One thing should be made clear at the start. There is no consensus on why there has been a resurgence of Witchcraft and occultism, and some people even doubt whether such a resurgence exists. There are any number of fascinating theories and speculations, many of which contradict each other. For example, in 1971 there appeared a rather unexceptional popular study of new religious sects by Egon Larsen.
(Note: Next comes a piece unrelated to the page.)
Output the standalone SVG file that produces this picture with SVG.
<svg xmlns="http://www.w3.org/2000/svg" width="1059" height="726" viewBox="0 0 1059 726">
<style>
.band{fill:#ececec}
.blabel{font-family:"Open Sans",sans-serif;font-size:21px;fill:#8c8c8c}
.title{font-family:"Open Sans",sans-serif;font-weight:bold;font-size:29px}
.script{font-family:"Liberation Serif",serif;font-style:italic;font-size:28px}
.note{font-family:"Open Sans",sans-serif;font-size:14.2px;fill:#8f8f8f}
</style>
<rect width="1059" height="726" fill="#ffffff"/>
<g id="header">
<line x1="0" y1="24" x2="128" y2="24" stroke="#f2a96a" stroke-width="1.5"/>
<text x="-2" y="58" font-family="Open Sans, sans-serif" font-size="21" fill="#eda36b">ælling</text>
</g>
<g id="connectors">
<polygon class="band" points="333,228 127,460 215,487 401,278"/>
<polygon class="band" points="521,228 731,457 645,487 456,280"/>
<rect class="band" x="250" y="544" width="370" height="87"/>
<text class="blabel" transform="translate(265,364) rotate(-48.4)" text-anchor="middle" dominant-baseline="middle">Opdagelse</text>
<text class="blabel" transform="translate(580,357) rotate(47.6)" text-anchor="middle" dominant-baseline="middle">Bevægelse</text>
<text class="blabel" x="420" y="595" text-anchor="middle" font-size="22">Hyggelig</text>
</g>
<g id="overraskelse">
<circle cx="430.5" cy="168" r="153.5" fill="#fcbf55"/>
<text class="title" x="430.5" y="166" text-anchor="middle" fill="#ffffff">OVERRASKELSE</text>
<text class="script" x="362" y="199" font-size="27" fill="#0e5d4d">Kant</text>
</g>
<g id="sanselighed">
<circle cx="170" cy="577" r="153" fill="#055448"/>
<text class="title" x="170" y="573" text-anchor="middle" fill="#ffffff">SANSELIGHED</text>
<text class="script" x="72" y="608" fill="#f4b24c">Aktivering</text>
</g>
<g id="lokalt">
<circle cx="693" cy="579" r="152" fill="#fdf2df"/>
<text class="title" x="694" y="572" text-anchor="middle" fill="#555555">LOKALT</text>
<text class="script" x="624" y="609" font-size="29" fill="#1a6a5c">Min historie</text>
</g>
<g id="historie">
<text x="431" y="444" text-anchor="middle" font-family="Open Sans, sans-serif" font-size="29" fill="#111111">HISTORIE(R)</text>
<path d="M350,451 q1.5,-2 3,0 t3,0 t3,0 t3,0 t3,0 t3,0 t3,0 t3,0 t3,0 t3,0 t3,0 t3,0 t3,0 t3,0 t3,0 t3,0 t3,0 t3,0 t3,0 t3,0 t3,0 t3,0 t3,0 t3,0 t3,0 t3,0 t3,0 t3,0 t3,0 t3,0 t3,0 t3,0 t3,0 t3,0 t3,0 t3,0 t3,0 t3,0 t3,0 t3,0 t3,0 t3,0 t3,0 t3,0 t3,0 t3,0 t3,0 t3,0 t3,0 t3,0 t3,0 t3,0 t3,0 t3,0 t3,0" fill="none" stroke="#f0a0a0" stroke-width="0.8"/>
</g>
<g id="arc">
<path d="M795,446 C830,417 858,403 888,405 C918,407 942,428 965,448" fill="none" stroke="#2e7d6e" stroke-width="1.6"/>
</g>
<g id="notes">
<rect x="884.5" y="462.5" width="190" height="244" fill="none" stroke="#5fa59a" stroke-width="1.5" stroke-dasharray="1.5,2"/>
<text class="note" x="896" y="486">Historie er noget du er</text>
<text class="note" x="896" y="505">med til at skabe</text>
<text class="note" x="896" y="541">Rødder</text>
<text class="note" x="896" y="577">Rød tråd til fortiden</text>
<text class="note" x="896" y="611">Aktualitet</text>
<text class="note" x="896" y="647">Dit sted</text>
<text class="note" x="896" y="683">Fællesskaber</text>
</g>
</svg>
The book
Strange Sects and Cults,
takes a pseudo-psychological approach and describes the rise of these sects as “a subconscious protest against the faculty of thinking. . . .” Larsen argues that these new sects are peopled by a “simple kind of soul.” Such people's “personalities never mature”; they remain frightened and bewildered by rigorous mental activity.
3
Several years earlier Richard Cavendish had observed the exact opposite in
The Black Arts,
4
a study of occult and mystical practices. Cavendish wrote that people who enter mystical groups are generally seeking to take the Apple from the Serpent; they want to eat of the tree of knowledge and become “as gods.” He claimed that the typical magician or mystic, far from being a simple person, is attempting to become “the complete man.” Such persons, he wrote, throw themselves into all kinds of experiences, both good and evil. They tend to regard all experience as potentially rewarding.